Театральная компания ЗМ
Zakhar Prilepin and Kirill Serebrennikov

OTMOROZKI (THE SCUMBAGS)

The Seventh Studio, Moscow
Award nominations 2012

Драма / спектакль малой формы
работа режиссера (Kirill Serebrennikov)
Director Kirill Serebrennikov


Ten years ago, Kirill Serebrennikov was called a rebel and a grave-digger of the Russian Theatre. Today he teaches at the Moscow Art Theatre school studio and his students are members of the Seventh Studio - according to the tradition, started by Stanislavsky and Nemirovich-Danchenko, the Art Theatre acquires studios to pour new wine into old wineskins. The first professional studio performance is based on the prose by Zahar Prilepin and the stories written down by the students according to the words of radical organization members. The performance characters are guys, whose childhood coincided with the collapse of the USSR, their growing up fell on the bandit nineties; now the guys go into the square to fight for justice. The first word in this performance is "Revolution!" The set design is based on metal wire police blocking. Together they create a credible image of today's Russia, standing on the threshold of new changes. The authorities are on one side of the police barricades today, and not only the "otmorozki" ("scumbags"), but also the intelligentsia, who gave them this derisive name yesterday, are on the other side.


Elena Kovalskaya



"This performance is a complete portrait of protest consciousness. A collective portrait of people who desperately feel the untruth and know that it is not the right way to live, but do not understand clearly how to live”.

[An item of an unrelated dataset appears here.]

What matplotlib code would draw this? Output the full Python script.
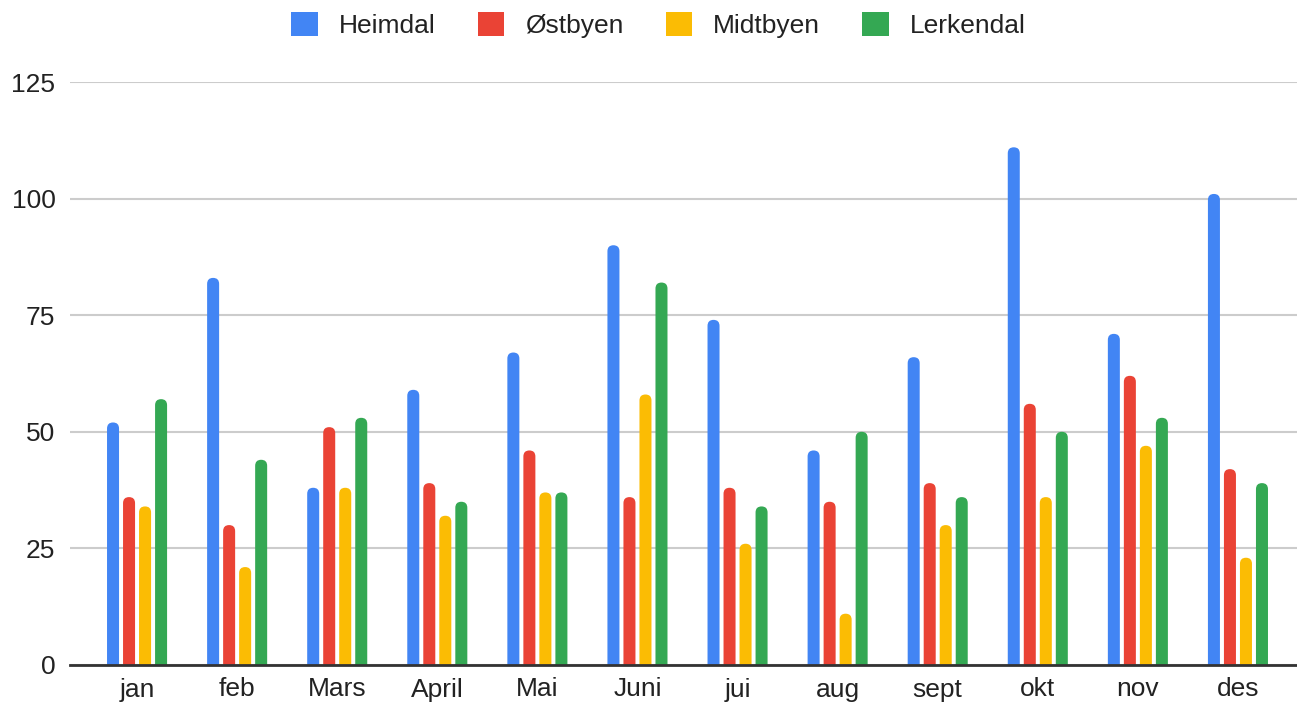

from Kirill Serebrennikov's interview, Izvestia Newspaper



It is a complicated in its design but extremely clear and highly politicized theatrical construction where Serebrennikov harshly speculates about his (our) country, modern history, the drained post-Soviet man. About Motherland without soil …The scene is laid in a poorly lit hangar. There is no scenery. Void. Only whitened protective grilles. The common Moscow Interior — there are a lot of such grills in metro stations, crossings; they fence off the space where the "dissenting" and "otmorozki" rally. They are like the pale face of Russia, pierced by total unfreedom. The audience may perceive these pieces of iron in two ways: as part of the urban environment, a new architectural look of the capital, and as part of a visual installation, the stage world "drawings". Serebrennikov's grills, through which he "draws" the live performance pictures, embody the modern Moscow-police culture. These ugly pieces of iron turn out to be remarkably versatile stage material. They - together with the enclosure for protesters, the hospital beds and tables, and the walls of the bunker, and the benches. The grills are there to jump over, to beat with, to make love on. The Grills is our response to the IKEA transformer comfort.


OpenSpace.ru



While working at the OTMOROZKI the actors, students of Kirill Serebrennikov's workshop, interviewed the representatives of all youth movements, from the Kremlin adepts , called "Nashi" ("Ours") to National Bolsheviks. But to say that the production of the play by Serebrennikov and Zahar Prilepin is about the revolution phantom, wandering around the planet and arriving at our borders, is almost to say nothing. This is part of Serebrennikov's epic utterance about his home country: there Saltykov-Shchedrin. Presnyakov brothers, the old comedy by Ostrovsky, and the new novel by Dubovitsky all are transformed into graphic and mathematically consistent performances, where like in a dissembled clock mechanism one can see all the cogs, making Russia move. So, in the OTMOROZKI there comes the scene of a terrible Russian funeral seemingly unfit for the stage from the novel "Sankya", and the squabble of Zhilin's two adult neighbors in the hospital ward becomes a ridiculous and timeless metaphor of the "dialogue art " in Russia.